# [Challenge]
Reproduce every line of the material below, but drop the pictures.

# [Source material]
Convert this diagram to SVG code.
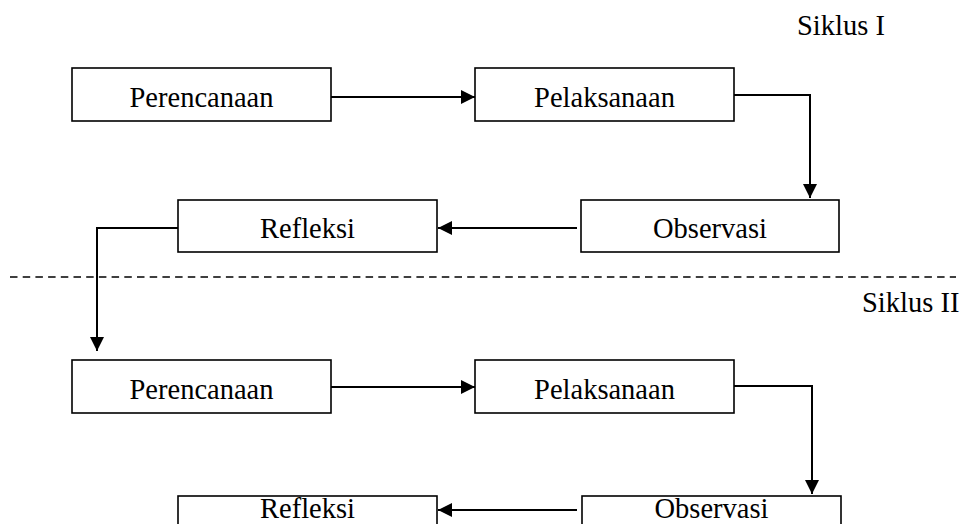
<svg xmlns="http://www.w3.org/2000/svg" width="965" height="524" viewBox="0 0 965 524">
<style>
.box{fill:#fff;stroke:#000;stroke-width:1.6}
.lbl{font-family:"Liberation Serif","Times New Roman",serif;font-size:28.5px;fill:#000;text-anchor:middle}
.cap{font-family:"Liberation Serif","Times New Roman",serif;font-size:28.5px;fill:#000}
.con{fill:none;stroke:#000;stroke-width:2}
</style>
<defs>
<marker id="ah" markerWidth="14" markerHeight="14" refX="14" refY="7" orient="auto" markerUnits="userSpaceOnUse">
<path d="M0,0 L14,7 L0,14 Z" fill="#000"/>
</marker>
</defs>
<rect width="965" height="524" fill="#fff"/>
<text class="cap" x="797" y="35">Siklus I</text>
<text class="cap" x="862" y="312">Siklus II</text>
<line x1="10" y1="277" x2="956" y2="277" stroke="#000" stroke-width="1.3" stroke-dasharray="7.5 5.2"/>
<g id="connectors">
<line class="con" x1="331" y1="97" x2="475" y2="97" marker-end="url(#ah)"/>
<polyline class="con" points="734,95 810,95 810,198" marker-end="url(#ah)"/>
<line class="con" x1="577" y1="228" x2="438" y2="228" marker-end="url(#ah)"/>
<polyline class="con" points="178,228 97,228 97,351" marker-end="url(#ah)"/>
<line class="con" x1="331" y1="387" x2="475" y2="387" marker-end="url(#ah)"/>
<polyline class="con" points="734,386 812,386 812,494" marker-end="url(#ah)"/>
<line class="con" x1="577" y1="510" x2="438" y2="510" marker-end="url(#ah)"/>
</g>
<g id="perencanaan1"><rect class="box" x="72" y="68" width="259" height="53"/><text class="lbl" x="201.5" y="107">Perencanaan</text></g>
<g id="pelaksanaan1"><rect class="box" x="475" y="68" width="259" height="53"/><text class="lbl" x="604.5" y="107">Pelaksanaan</text></g>
<g id="observasi1"><rect class="box" x="581" y="200" width="258" height="52"/><text class="lbl" x="710" y="238">Observasi</text></g>
<g id="refleksi1"><rect class="box" x="178" y="200" width="259" height="52"/><text class="lbl" x="307.5" y="238">Refleksi</text></g>
<g id="perencanaan2"><rect class="box" x="72" y="360" width="259" height="53"/><text class="lbl" x="201.5" y="399">Perencanaan</text></g>
<g id="pelaksanaan2"><rect class="box" x="475" y="360" width="259" height="53"/><text class="lbl" x="604.5" y="399">Pelaksanaan</text></g>
<g id="observasi2"><rect class="box" x="582" y="496" width="259" height="53"/><text class="lbl" x="711.5" y="518">Observasi</text></g>
<g id="refleksi2"><rect class="box" x="178" y="496" width="259" height="53"/><text class="lbl" x="307.5" y="518">Refleksi</text></g>
</svg>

# [Answer in full]
Convert this diagram to SVG code.
<svg xmlns="http://www.w3.org/2000/svg" width="965" height="524" viewBox="0 0 965 524">
<style>
.box{fill:#fff;stroke:#000;stroke-width:1.6}
.lbl{font-family:"Liberation Serif","Times New Roman",serif;font-size:28.5px;fill:#000;text-anchor:middle}
.cap{font-family:"Liberation Serif","Times New Roman",serif;font-size:28.5px;fill:#000}
.con{fill:none;stroke:#000;stroke-width:2}
</style>
<defs>
<marker id="ah" markerWidth="14" markerHeight="14" refX="14" refY="7" orient="auto" markerUnits="userSpaceOnUse">
<path d="M0,0 L14,7 L0,14 Z" fill="#000"/>
</marker>
</defs>
<rect width="965" height="524" fill="#fff"/>
<text class="cap" x="797" y="35">Siklus I</text>
<text class="cap" x="862" y="312">Siklus II</text>
<line x1="10" y1="277" x2="956" y2="277" stroke="#000" stroke-width="1.3" stroke-dasharray="7.5 5.2"/>
<g id="connectors">
<line class="con" x1="331" y1="97" x2="475" y2="97" marker-end="url(#ah)"/>
<polyline class="con" points="734,95 810,95 810,198" marker-end="url(#ah)"/>
<line class="con" x1="577" y1="228" x2="438" y2="228" marker-end="url(#ah)"/>
<polyline class="con" points="178,228 97,228 97,351" marker-end="url(#ah)"/>
<line class="con" x1="331" y1="387" x2="475" y2="387" marker-end="url(#ah)"/>
<polyline class="con" points="734,386 812,386 812,494" marker-end="url(#ah)"/>
<line class="con" x1="577" y1="510" x2="438" y2="510" marker-end="url(#ah)"/>
</g>
<g id="perencanaan1"><rect class="box" x="72" y="68" width="259" height="53"/><text class="lbl" x="201.5" y="107">Perencanaan</text></g>
<g id="pelaksanaan1"><rect class="box" x="475" y="68" width="259" height="53"/><text class="lbl" x="604.5" y="107">Pelaksanaan</text></g>
<g id="observasi1"><rect class="box" x="581" y="200" width="258" height="52"/><text class="lbl" x="710" y="238">Observasi</text></g>
<g id="refleksi1"><rect class="box" x="178" y="200" width="259" height="52"/><text class="lbl" x="307.5" y="238">Refleksi</text></g>
<g id="perencanaan2"><rect class="box" x="72" y="360" width="259" height="53"/><text class="lbl" x="201.5" y="399">Perencanaan</text></g>
<g id="pelaksanaan2"><rect class="box" x="475" y="360" width="259" height="53"/><text class="lbl" x="604.5" y="399">Pelaksanaan</text></g>
<g id="observasi2"><rect class="box" x="582" y="496" width="259" height="53"/><text class="lbl" x="711.5" y="518">Observasi</text></g>
<g id="refleksi2"><rect class="box" x="178" y="496" width="259" height="53"/><text class="lbl" x="307.5" y="518">Refleksi</text></g>
</svg>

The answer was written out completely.